#### Stated goal:
Only the lines from the start of the data through the line containing "const step = x.step();" should be written out, exactly as they are, with both ends included and the pictures left out.

#### Data provided:
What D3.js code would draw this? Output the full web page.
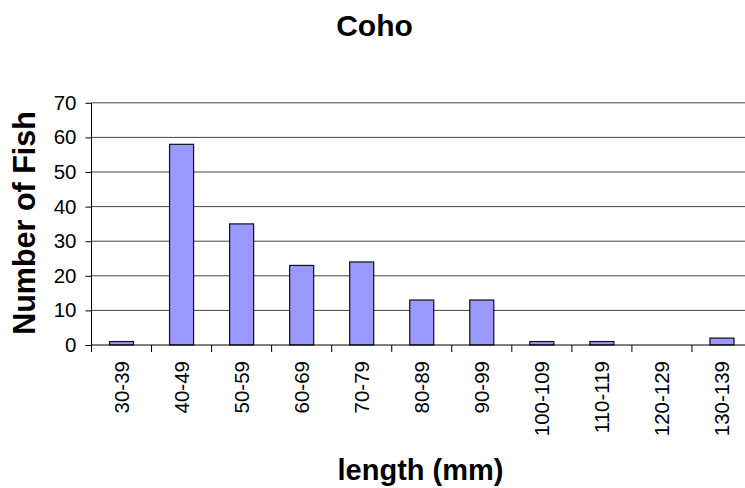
<!DOCTYPE html>
<html>
<head>
<meta charset="utf-8">
<script src="https://cdn.jsdelivr.net/npm/d3@7"></script>
<style>
  html, body { margin: 0; padding: 0; background: #fff; }
  svg { display: block; font-family: "Liberation Sans", Arial, sans-serif; }
</style>
</head>
<body>
<svg id="chart" width="745" height="488"></svg>
<script>
const categories = ["30-39","40-49","50-59","60-69","70-79","80-89","90-99","100-109","110-119","120-129","130-139"];
const counts = [1, 58, 35, 23, 24, 13, 13, 1, 1, 0, 2];
const yTicks = [0, 10, 20, 30, 40, 50, 60, 70];
const titleText = "Coho";
const xTitle = "length (mm)";
const yTitle = "Number of Fish";

const svg = d3.select("#chart");
const plotLeft = 91.5, plotRight = 752, plotTop = 102.8, plotBottom = 345;

const x = d3.scaleBand().domain(categories).range([plotLeft, plotRight])
  .paddingInner(0.6).paddingOuter(0.3);
const y = d3.scaleLinear().domain([0, 70]).range([plotBottom, plotTop]);
const step = x.step();

// gridlines
svg.append("g").selectAll("line").data(yTicks.filter(d => d > 0)).join("line")
  .attr("x1", plotLeft).attr("x2", plotRight)
  .attr("y1", d => y(d)).attr("y2", d => y(d))
  .attr("stroke", "#444").attr("stroke-width", 1);

// bars
svg.append("g").selectAll("rect").data(categories).join("rect")
  .attr("x", d => x(d))
  .attr("width", x.bandwidth())
  .attr("y", (d, i) => y(counts[i]))
  .attr("height", (d, i) => plotBottom - y(counts[i]))
  .attr("fill", "#9999FF")
  .attr("stroke", "#111")
  .attr("stroke-width", 1.2);

// y axis
const yAxis = svg.append("g").attr("transform", `translate(${plotLeft},0)`)
  .call(d3.axisLeft(y).tickValues(yTicks).tickSize(6).tickPadding(9).tickFormat(d3.format("d")));
yAxis.select(".domain").attr("stroke", "#000").attr("d", `M0,${plotBottom}V${plotTop}`);
yAxis.selectAll(".tick line").attr("stroke", "#000");
yAxis.selectAll("text").attr("font-size", 20.5).attr("fill", "#000")
  .attr("font-family", "Liberation Sans, Arial, sans-serif");

// x axis baseline
svg.append("line").attr("x1", plotLeft).attr("x2", plotRight)
  .attr("y1", plotBottom).attr("y2", plotBottom).attr("stroke", "#000");

// x boundary ticks
const bounds = categories.map(d => x(d) - step * 0.3).concat([x(categories[categories.length-1]) + x.bandwidth() + step * 0.3]);
svg.append("g").selectAll("line").data(bounds).join("line")
  .attr("x1", d => d).attr("x2", d => d)
  .attr("y1", plotBottom).attr("y2", plotBottom + 7).attr("stroke", "#000");

// x labels rotated
svg.append("g").selectAll("text").data(categories).join("text")
  .attr("transform", d => `translate(${x(d) + x.bandwidth()/2 + 7.5},${plotBottom + 16}) rotate(-90)`)
  .attr("text-anchor", "end")
  .attr("font-size", 20.5)
  .attr("fill", "#000")
  .text(d => d);

// titles
svg.append("text").attr("x", 374.5).attr("y", 36).attr("text-anchor", "middle")
  .attr("font-size", 30).attr("font-weight", "bold").text(titleText);
svg.append("text").attr("x", 420.5).attr("y", 480).attr("text-anchor", "middle")
  .attr("font-size", 29).attr("font-weight", "bold").text(xTitle);
svg.append("text").attr("transform", "translate(35,223) rotate(-90)")
  .attr("text-anchor", "middle")
  .attr("font-size", 30.5).attr("font-weight", "bold").text(yTitle);
</script>
</body>
</html>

#### Task result:
What D3.js code would draw this? Output the full web page.
<!DOCTYPE html>
<html>
<head>
<meta charset="utf-8">
<script src="https://cdn.jsdelivr.net/npm/d3@7"></script>
<style>
  html, body { margin: 0; padding: 0; background: #fff; }
  svg { display: block; font-family: "Liberation Sans", Arial, sans-serif; }
</style>
</head>
<body>
<svg id="chart" width="745" height="488"></svg>
<script>
const categories = ["30-39","40-49","50-59","60-69","70-79","80-89","90-99","100-109","110-119","120-129","130-139"];
const counts = [1, 58, 35, 23, 24, 13, 13, 1, 1, 0, 2];
const yTicks = [0, 10, 20, 30, 40, 50, 60, 70];
const titleText = "Coho";
const xTitle = "length (mm)";
const yTitle = "Number of Fish";

const svg = d3.select("#chart");
const plotLeft = 91.5, plotRight = 752, plotTop = 102.8, plotBottom = 345;

const x = d3.scaleBand().domain(categories).range([plotLeft, plotRight])
  .paddingInner(0.6).paddingOuter(0.3);
const y = d3.scaleLinear().domain([0, 70]).range([plotBottom, plotTop]);
const step = x.step();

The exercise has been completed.